Notice that misaligned address are forbidden by MIPS architecture and they will result in an Address Exception. So all accesses that go through the memory map are always aligned to the access size (eg: aligned to 2 bytes for 16-bit reads/writes).
 
=== Range 0x0000'0000 - 0x007F'FFFF (RDRAM) ===
The accesses in this area are handled by RCP via RI (Ram Interface). When the VR4300 reads or writes a location in this range, it gets stalled while the RI communicates with the RDRAM via the RAMBUS serial protocol. As soon as the read or write is finished, the VR4300 is released. Effectively, all reads and writes are synchronous (blocking) from the point of view of the VR4300, as you would expect when accessing a RAM. All access sizes work correctly: 8-bit, 16-bit, 32-bit, 64-bit.
 
=== Range 0x03F0'0000 - 0x004F'FFFF (RCP registers) ===
The accesses in this area are handled by RCP itself without going to an external bus, and are dispatched internally to the correct subsystem.
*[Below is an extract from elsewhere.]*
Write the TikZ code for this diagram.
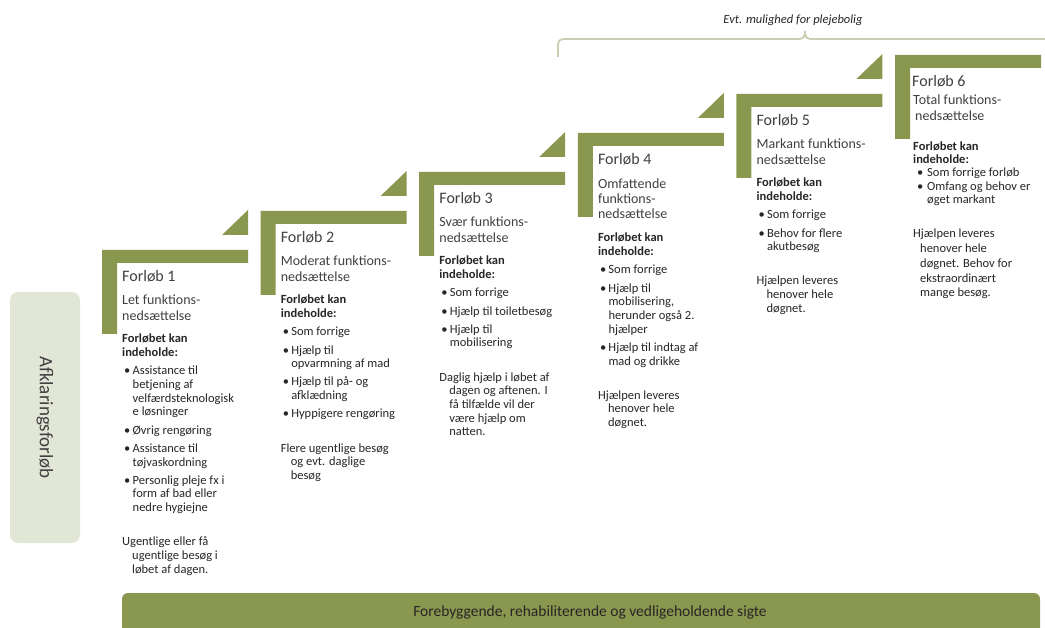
\documentclass[tikz,border=0pt]{standalone}
\usepackage{fontspec}
\setmainfont{Carlito}
\definecolor{stepolive}{RGB}{138,151,79}
\definecolor{bracecol}{RGB}{200,208,180}
\definecolor{boxgray}{RGB}{226,230,214}
\definecolor{txt}{RGB}{38,38,38}
\definecolor{ttl}{RGB}{64,64,64}
\newcommand\bodyset{\fontsize{12.5}{13.7}\selectfont\baselineskip=13.7pt\lineskip=0pt\lineskiplimit=-20pt}
\newcommand\subsetup{\baselineskip=16pt\lineskip=0pt\lineskiplimit=-20pt}
\newcommand\pline[1]{\hbox{#1}}
\newcommand\pcont[1]{\hbox{\hskip10pt #1}}
\newcommand\bfirst[1]{\hbox{\hbox to 10.5pt{\hskip2pt\textbullet\hss}#1}}
\newcommand\bcont[1]{\hbox{\hskip10.5pt #1}}
\newcommand\hdr{\pline{\bfseries Forløbet kan}\pline{\bfseries indeholde:}\vskip4.5pt}
\newcommand\ig{\vskip4.5pt}
\newcommand\cg{\vskip20.5pt}
\begin{document}
\begin{tikzpicture}[x=1pt,y=-1pt,
  steptitle/.style={anchor=base west,inner sep=0pt,text=ttl,font=\fontsize{16}{18}\selectfont},
  stepsub/.style={anchor=base west,inner sep=0pt,text=ttl,font=\fontsize{14}{16}\selectfont},
  stepbody/.style={anchor=base west,inner sep=0pt,text=txt,font=\bodyset},
  brace/.style={draw=bracecol,line width=1.8pt}]
\useasboundingbox (0,0) rectangle (1045,628);
% steps
\foreach \i in {1,...,6}{
  \pgfmathsetmacro\xo{102+158.6*(\i-1)}
  \pgfmathsetmacro\yt{250-39*(\i-1)}
  \fill[stepolive] (\xo,\yt) -- ++(146,0) -- ++(0,13) -- ++(-131,0) -- ++(0,71) -- ++(-15,0) -- cycle;
  \ifnum\i<6
    \fill[stepolive] (\xo+146,\yt-15) -- (\xo+146,\yt-40) -- (\xo+120,\yt-15) -- cycle;
  \fi
}
% bracket
\draw[brace,rounded corners=5] (558,57) -- (558,39) -- (805,39) -- (805,31);
\draw[brace,rounded corners=5] (805,31) -- (805,39) -- (1060,39);
\node[inner sep=0pt,text=txt,font=\fontsize{12.5}{14}\selectfont\itshape] (evt) at (793,20) {Evt. mulighed for plejebolig};
% left box
\node[fill=boxgray,rounded corners=8pt,rotate=-90,minimum width=251pt,minimum height=70pt,inner sep=0pt,text=ttl,font=\fontsize{19}{21}\selectfont] (afk) at (45,417.5) {Afklaringsforløb};
% bottom bar
\fill[stepolive,rounded corners=6pt] (122,593) rectangle (1040,650);
\node[inner sep=0pt,text=txt,font=\fontsize{15.5}{17}\selectfont] (bar) at (590,612) {Forebyggende, rehabiliterende og vedligeholdende sigte};
% column 1
\node[steptitle] (t1) at (122,282) {Forløb 1};
\node[stepsub] (s1) at (122,305) {\vtop{\subsetup\hbox{Let funktions-}\hbox{nedsættelse}}};
\node[stepbody] (b1) at (122,343) {\vtop{\hdr
 \bfirst{Assistance til}\bcont{betjening af}\bcont{velfærdsteknologisk}\bcont{e løsninger}\ig
 \bfirst{Øvrig rengøring}\ig
 \bfirst{Assistance til}\bcont{tøjvaskordning}\ig
 \bfirst{Personlig pleje fx i}\bcont{form af bad eller}\bcont{nedre hygiejne}\cg
 \pline{Ugentlige eller få}\pcont{ugentlige besøg i}\pcont{løbet af dagen.}}};
% column 2
\node[steptitle] (t2) at (280.6,243) {Forløb 2};
\node[stepsub] (s2) at (280.6,266) {\vtop{\subsetup\hbox{Moderat funktions-}\hbox{nedsættelse}}};
\node[stepbody] (b2) at (280.6,304) {\vtop{\hdr
 \bfirst{Som forrige}\ig
 \bfirst{Hjælp til}\bcont{opvarmning af mad}\ig
 \bfirst{Hjælp til på- og}\bcont{afklædning}\ig
 \bfirst{Hyppigere rengøring}\cg
 \pline{Flere ugentlige besøg}\pcont{og evt. daglige}\pcont{besøg}}};
% column 3
\node[steptitle] (t3) at (439.2,204) {Forløb 3};
\node[stepsub] (s3) at (439.2,227) {\vtop{\subsetup\hbox{Svær funktions-}\hbox{nedsættelse}}};
\node[stepbody] (b3) at (439.2,265) {\vtop{\hdr
 \bfirst{Som forrige}\ig
 \bfirst{Hjælp til toiletbesøg}\ig
 \bfirst{Hjælp til}\bcont{mobilisering}\cg
 \pline{Daglig hjælp i løbet af}\pcont{dagen og aftenen. I}\pcont{få tilfælde vil der}\pcont{være hjælp om}\pcont{natten.}}};
% column 4
\node[steptitle] (t4) at (597.8,165) {Forløb 4};
\node[stepsub] (s4) at (597.8,189) {\vtop{\baselineskip=15pt\lineskip=0pt\lineskiplimit=-20pt\hbox{Omfattende}\hbox{funktions-}\hbox{nedsættelse}}};
\node[stepbody] (b4) at (597.8,242) {\vtop{\hdr
 \bfirst{Som forrige}\ig
 \bfirst{Hjælp til}\bcont{mobilisering,}\bcont{herunder også 2.}\bcont{hjælper}\ig
 \bfirst{Hjælp til indtag af}\bcont{mad og drikke}\cg
 \pline{Hjælpen leveres}\pcont{henover hele}\pcont{døgnet.}}};
% column 5
\node[steptitle] (t5) at (756.4,126) {Forløb 5};
\node[stepsub] (s5) at (756.4,149) {\vtop{\subsetup\hbox{Markant funktions-}\hbox{nedsættelse}}};
\node[stepbody] (b5) at (756.4,187) {\vtop{\hdr
 \bfirst{Som forrige}\ig
 \bfirst{Behov for flere}\bcont{akutbesøg}\cg
 \pline{Hjælpen leveres}\pcont{henover hele}\pcont{døgnet.}}};
% column 6
\node[steptitle] (t6) at (912,87) {Forløb 6};
\node[stepsub] (s6) at (913,105) {\vtop{\subsetup\hbox{Total funktions-}\hbox{\hskip2pt nedsættelse}}};
\node[stepbody] (b6) at (913,151) {\vtop{\baselineskip=12.5pt
 \pline{\bfseries Forløbet kan}\pline{\bfseries indeholde:}\baselineskip=13.5pt
 \hbox{\hbox to 14pt{\hskip4pt\textbullet\hss}Som forrige forløb}
 \hbox{\hbox to 14pt{\hskip4pt\textbullet\hss}Omfang og behov er}
 \hbox{\hskip14pt øget markant}\vskip19pt\baselineskip=14.8pt
 \pline{Hjælpen leveres}\hbox{\hskip7pt henover hele}\hbox{\hskip7pt døgnet. Behov for}\hbox{\hskip7pt ekstraordinært}\hbox{\hskip7pt mange besøg.}}};
\end{tikzpicture}
\end{document}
Access to a register might optionally stall the VR4300 if the subsystem is designed to do so (eg: to perform a long blocking operation on write), but in general for standard registers, they are immediate and take only 1 PClock cycle.
 
Internally, all registers are 32-bits and are thus accessed as 32-bit. When the VR4300 requests a read using 8-bit or 16-bit access sizes, the data is correctly returned as expected. Notice that the register is still read in full and put it on the bus as 32-bit, but the VR4300 is able to extract the correct portion, just like reading from RAM. When the VR4300 requests a read using 64-bit, the data is also returned as expected. Two subsequence 32-bit register reads are performed, each on returning the correct value, and the VR4300 is able to recompose the final 64-bit value. So for instance, from the VR4300 side, reading 64-bit from physical address 0x0046'0010 will return a 64-bit value obtained by composing the value of the register 0x0046'0010 as MSB, and the register 0x0046'0014 as LSB.
 
Writes, instead, do not work correctly at all access sizes because the RCP does not implement the required circuitry to perform them. What happens is that the VR4300 puts the full register value on the bus for the write, with the correct shift (as required by the SysAD protocol), but the RCP basically ignores the access size.